The demise of pets.yahoo.com comes as no surprise, the once popular and lucrative profitable pets.yahoo.com has literally been on cruise control for the last 3 years, without even a dedicated project manager over seeing it. The site homepage rarely changed content, the forums contained unmoderated profanities and nefarious scam-style listings could be seem in the message boards.

It was also a ghost ship on the enterprise-side. Trying to find someone who had the authority to discuss partnerships or licensing deals was like trying to speak to a human at a HMO provider. And we worked over a dozen inside channels. The running joke among their sales people was that thanks to falling page views and a long-term multi-million flat-fee contract with a single advertiser signed in the bubble era, Yahoo Pets was getting ridiculously high CPMs (> $100) for years and had to do almost nothing for it.
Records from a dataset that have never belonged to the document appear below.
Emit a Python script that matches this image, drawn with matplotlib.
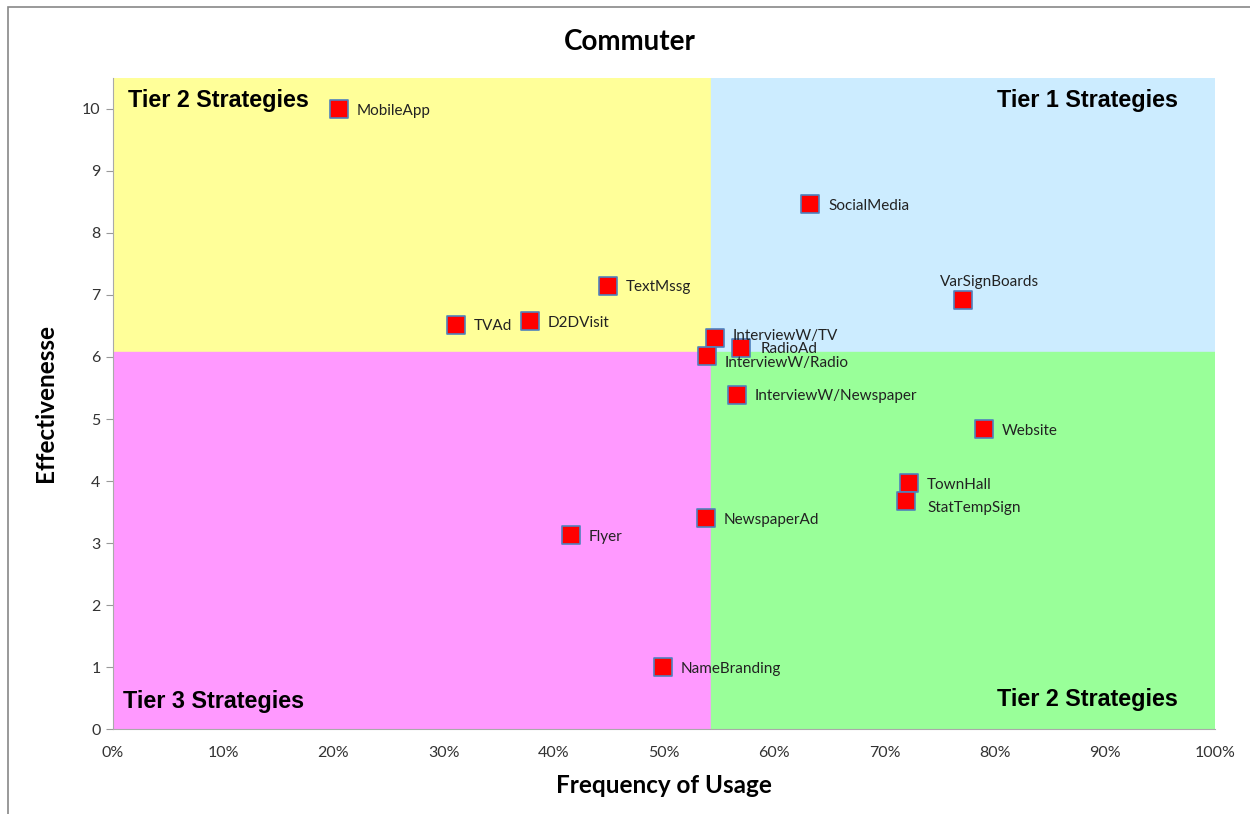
import matplotlib.pyplot as plt
from matplotlib.patches import Rectangle
from matplotlib.ticker import PercentFormatter

# strategy positions
names = ['MobileApp', 'SocialMedia', 'VarSignBoards', 'TextMssg', 'TVAd', 'D2DVisit',
         'InterviewW/TV', 'RadioAd', 'InterviewW/Radio', 'InterviewW/Newspaper',
         'Website', 'TownHall', 'StatTempSign', 'NewspaperAd', 'Flyer', 'NameBranding']
freq = [0.205, 0.6325, 0.771, 0.449, 0.311, 0.378,
        0.546, 0.570, 0.539, 0.566,
        0.790, 0.722, 0.720, 0.538, 0.4156, 0.499]
effect = [10.0, 8.47, 6.92, 7.15, 6.52, 6.58,
          6.31, 6.15, 6.02, 5.39,
          4.84, 3.97, 3.68, 3.40, 3.13, 1.0]

# quadrant split
x_split = 0.543
y_split = 6.08

plt.rcParams['font.family'] = ['Lato', 'DejaVu Sans']

fig = plt.figure(figsize=(12.5, 8.14), dpi=100)
ax = fig.add_axes([0.0904, 0.1044, 0.8816, 0.7998])
ax.set_xlim(0, 1)
ax.set_ylim(0, 10.5)

# outer frame
fig.patches.append(Rectangle((8 / 1250, -0.1), 1.2, 1 - 7 / 814 + 0.1,
                             transform=fig.transFigure, fill=False,
                             edgecolor='#888888', linewidth=1.2))

# quadrants
ax.add_patch(Rectangle((0, y_split), x_split, 10.5 - y_split, color='#FFFF99', zorder=0))
ax.add_patch(Rectangle((x_split, y_split), 1 - x_split, 10.5 - y_split, color='#CCECFF', zorder=0))
ax.add_patch(Rectangle((0, 0), x_split, y_split, color='#FF99FF', zorder=0))
ax.add_patch(Rectangle((x_split, 0), 1 - x_split, y_split, color='#99FF99', zorder=0))

ax.scatter(freq, effect, marker='s', s=150, color='red', edgecolors='#4F81BD',
           linewidths=1.2, zorder=3)

# label offsets in points (dx, dy, ha, va)
offsets = {
    'VarSignBoards': (-16, 13, 'left', 'center'),
    'InterviewW/TV': (13, 1, 'left', 'center'),
    'RadioAd': (14, -1, 'left', 'center'),
    'InterviewW/Radio': (13, -5, 'left', 'center'),
    'StatTempSign': (15, -5, 'left', 'center'),
}
for n, x, y in zip(names, freq, effect):
    dx, dy, ha, va = offsets.get(n, (13, -1.2, 'left', 'center'))
    ax.annotate(n, (x, y), xytext=(dx, dy), textcoords='offset points',
                ha=ha, va=va, fontsize=11, color='#222222', zorder=4)

tier_kw = dict(fontsize=16.8, fontweight='bold', family=['Liberation Sans'], transform=ax.transAxes)
ax.text(0.014, 0.965, 'Tier 2 Strategies', ha='left', va='center', **tier_kw)
ax.text(0.966, 0.965, 'Tier 1 Strategies', ha='right', va='center', **tier_kw)
ax.text(0.009, 0.042, 'Tier 3 Strategies', ha='left', va='center', **tier_kw)
ax.text(0.966, 0.046, 'Tier 2 Strategies', ha='right', va='center', **tier_kw)

ax.set_xticks([i / 10 for i in range(11)])
ax.set_yticks(range(11))
ax.xaxis.set_major_formatter(PercentFormatter(1.0, decimals=0))
ax.tick_params(axis='x', length=0, pad=12, labelsize=11.5, colors='#333333')
ax.tick_params(axis='y', length=5, pad=4, labelsize=11.5, colors='#333333')
ax.tick_params(axis='both', color='#999999')
for s in ['top', 'right']:
    ax.spines[s].set_visible(False)
for s in ['left', 'bottom']:
    ax.spines[s].set_color('#AAAAAA')

fig.text(0.504, 0.949, 'Commuter', ha='center', va='center', fontsize=20, fontweight='bold')
ax.set_xlabel('Frequency of Usage', fontsize=17.5, fontweight='bold', labelpad=10)
ax.set_ylabel('Effectivenesse', fontsize=17.5, fontweight='bold', labelpad=18)

fig.savefig('out.png', dpi=100)
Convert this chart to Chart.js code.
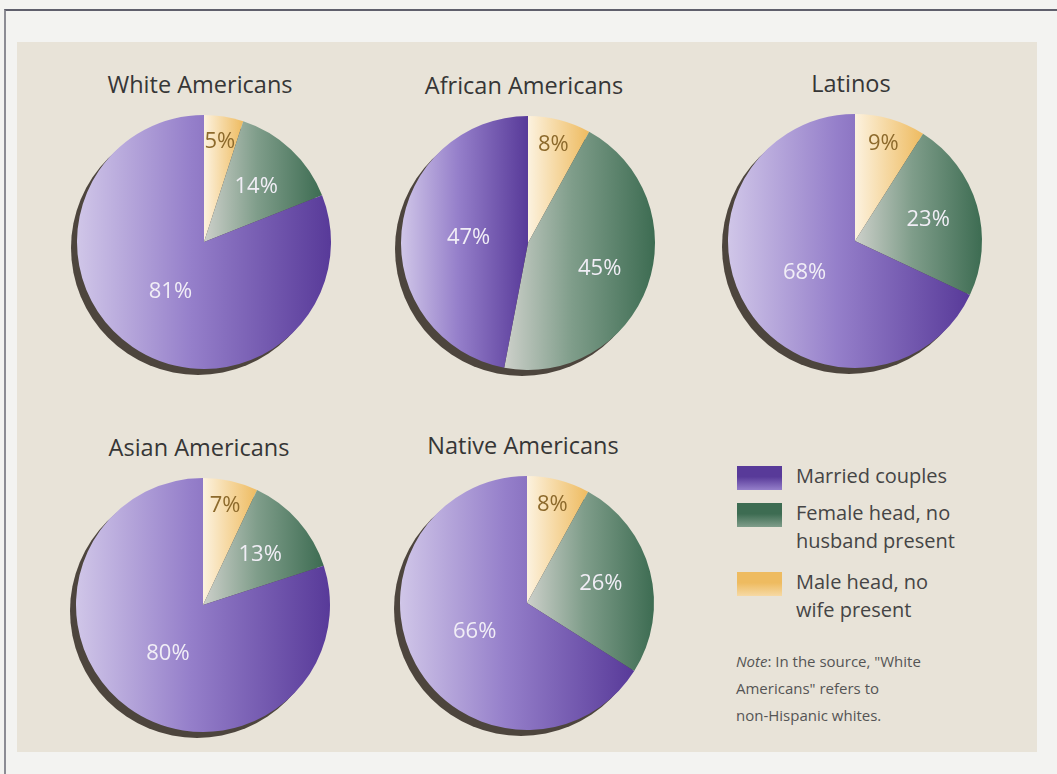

And it was also understood that eventually the ghost ship would run aground.

Moving it from a dying huge portal to a nascent but growing vertical is the practical move, but now pets on yahoo will be relegated to being a sub-vertical of a vertical which is about the same as being a subsection of a portal. The Shine ad sales team – which I’m sure is quite solid – simply won’t be able to put the the same effort into a sub-vertical. The uniques and page views just won’t add up and neither will the commissions. Likewise, the product manager overseeing the pets sub-vertical won’t have the opportunity to obsess over content like the Shine homepage manager will.

Pure unadulterated passion is what advertisers are looking for and why no pet advertiser ever doubts they’ll reach their target audience with us. It’s what leads them to golden households and lifelong customers. And anything less offers significantly less. You can argue that getting the extended reach of a greater women’s network will increase advertisers and lift impressions, but that’s not what we’re seeing with the integration of NBC’s Petside.com into iVillage.com last year.

It’s a shame really. Yahoo, for all it’s management failings, is one of the truly great people-positive brands.
There’s so much they could have done with pets.yahoo.com if they hadn’t been floundering the last 3 years. But what’s worse is there’s so much we could have done with it for them (such as increasing revenue 10x) but they couldn’t even consider that because they had to switch over to focusing only on whale-sized deals. But Yahoo and Shine, we’re still here and will always be open to making great music together. Meanwhile we’ll be doing what the small furry mammals did when the dinosaurs became extinct and exploit the opportunity with all our abilities … after all, behaving like small furry mammals is in our nature.